What is expected: Print word for word the first line of the listing below and every line after it, through the line with "from matplotlib.lines import Line2D". Leave out the pictures and the rest.

Data provided:

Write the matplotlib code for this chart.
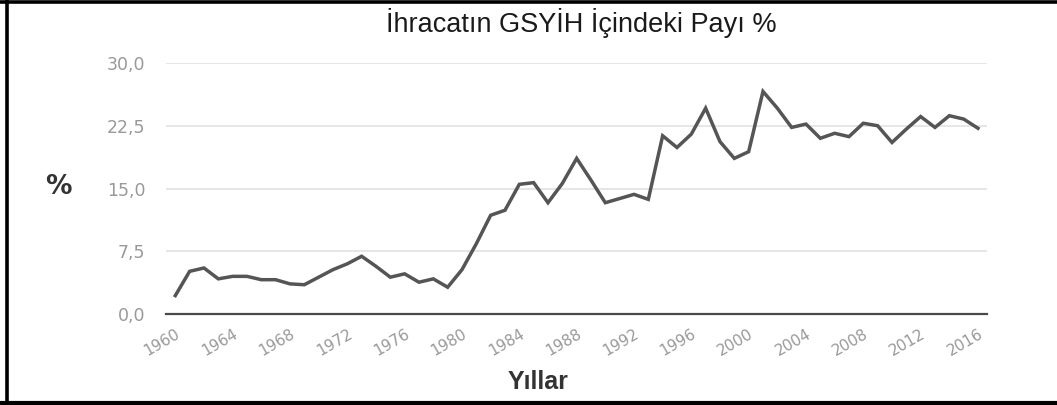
import numpy as np
import matplotlib
matplotlib.use("Agg")
import matplotlib.pyplot as plt
from matplotlib.lines import Line2D

# Exports as % of GDP, Turkey
years = list(range(1960, 2017))
share = [2.2, 5.1, 5.5, 4.2, 4.5, 4.5, 4.1, 4.1, 3.6, 3.5,
         4.4, 5.3, 6.0, 6.9, 5.7, 4.4, 4.8, 3.8, 4.2, 3.2,
         5.3, 8.4, 11.8, 12.4, 15.5, 15.7, 13.3, 15.6, 18.6, 16.0,
         13.3, 13.8, 14.3, 13.7, 21.3, 19.9, 21.5, 24.6, 20.6, 18.6,
         19.4, 26.6, 24.6, 22.3, 22.7, 21.0, 21.6, 21.2, 22.8, 22.5,
         20.5, 22.1, 23.6, 22.3, 23.7, 23.3, 22.2]
xticks = list(range(1960, 2017, 4))
yticks = [0.0, 7.5, 15.0, 22.5, 30.0]

W, H = 1057, 405
fig = plt.figure(figsize=(W / 100, H / 100), dpi=100)
ax = fig.add_axes([166 / W, 1 - 314 / H, (987 - 166) / W, (314 - 63) / H])

ax.plot(years, share, color="#555555", lw=2.5, solid_joinstyle="miter")

ax.set_xlim(1960 - 9.3 / 14.32, 2016 + 9 / 14.32)
ax.set_ylim(0, 30)
ax.set_yticks(yticks)
ax.set_yticklabels([f"{v:.1f}".replace(".", ",") for v in yticks],
                   family="DejaVu Sans", fontsize=12.5, color="#999999")
ax.set_xticks(xticks)
ax.set_xticklabels([str(y) for y in xticks], rotation=30, ha="right",
                   rotation_mode="anchor", family="DejaVu Sans",
                   fontsize=11, color="#999999")
ax.tick_params(length=0, axis="both")
ax.tick_params(axis="y", pad=15)
ax.tick_params(axis="x", pad=9)
ax.grid(axis="y", color="#e2e2e2", lw=1.2)
ax.set_axisbelow(True)
for s in ["top", "right", "left"]:
    ax.spines[s].set_visible(False)
ax.spines["bottom"].set_color("#4a4a4a")
ax.spines["bottom"].set_linewidth(1.6)

fig.text(581 / W, 1 - 23 / H, "İhracatın GSYİH İçindeki Payı %",
         family="Liberation Sans", fontsize=19.5, color="#1a1a1a",
         ha="center", va="center")
fig.text(58 / W, 1 - 187 / H, "%", family="DejaVu Sans",
         fontsize=19, fontweight="bold", color="#333333", ha="center", va="center")
fig.text(538 / W, 1 - 382 / H, "Yıllar", family="Liberation Sans",
         fontsize=18, fontweight="bold", color="#333333", ha="center", va="center")

# black frame (left, top, bottom)
fig.add_artist(Line2D([6.5 / W, 6.5 / W], [0, 1], color="black", lw=2.6,
                      transform=fig.transFigure))
fig.add_artist(Line2D([0, 1], [1 - 1.5 / H, 1 - 1.5 / H], color="black", lw=2.6,
                      transform=fig.transFigure))
fig.add_artist(Line2D([0, 1], [2.5 / H, 2.5 / H], color="black", lw=3,
                      transform=fig.transFigure))

fig.savefig("out.png", dpi=100)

Written reply:
Write the matplotlib code for this chart.
import numpy as np
import matplotlib
matplotlib.use("Agg")
import matplotlib.pyplot as plt
from matplotlib.lines import Line2D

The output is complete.